Our enemies surely noticed, too. You don’t have to be Machiavelli to believe that the leaders of Iran and Venezuela shared the barely disguised Republican hope that health care would fail and, therefore, Obama’s whole political agenda would be stalled and, therefore, his presidency enfeebled. He would then be a lame duck for the next three years and America would be a lame power.

Given the time and energy and political capital that was spent on health care, “failure would have been unilateral disarmament,” added Gates. “Failure would have badly weakened the president in terms of dealing with others — his ability to do various kinds of national security things. ... You know, people made fun of Madeleine [Albright] for saying it, but I think she was dead on: most of the rest of the world does see us as the ‘indispensable nation.’ ”

Indeed, our allies often complain about a world of too much American power, but they are not stupid. They know that a world of too little American power is one they would enjoy even less. They know that a weak America is like a world with no health insurance — and a lot of pre-existing conditions.

Gen. James Jones, the president’s national security adviser, told me that he recently met with a key NATO counterpart, who concluded a breakfast by congratulating him on the health care vote and pronouncing: “America is back.”

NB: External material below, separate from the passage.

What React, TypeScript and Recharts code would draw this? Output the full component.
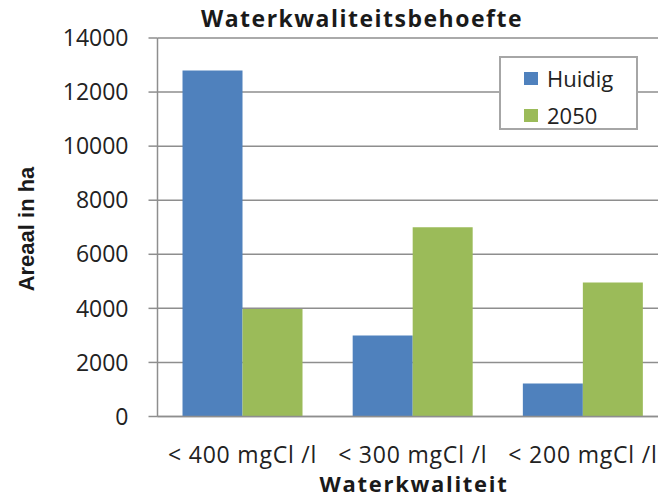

But is it? While Obama’s health care victory prevented a power outage for him, it does not guarantee a power surge. Ultimately, what makes a strong president is a strong country — a country whose underlying economic prowess, balance sheet and innovative capacity enable it to generate and project both military power and what the political scientist Joe Nye calls “soft power” — being an example that others want to emulate.

What matters most now is how Obama uses the political capital that health care’s passage has earned him. I continue to believe that the most important foreign policy issue America faces today is its ability to successfully engage in nation building — nation building at home.

Obama’s success in passing health care and the bounce it has put in his step will be nothing but a sugar high if we can’t get our deficit under control, inspire a new generation of start-ups, upgrade our railroads and Internet and continue to attract the world’s smartest and most energetic immigrants.

An effective, self-confident president with a weak country is nothing more than a bluffer. An effective, self-confident president, though, at least increases the odds of us building a stronger country.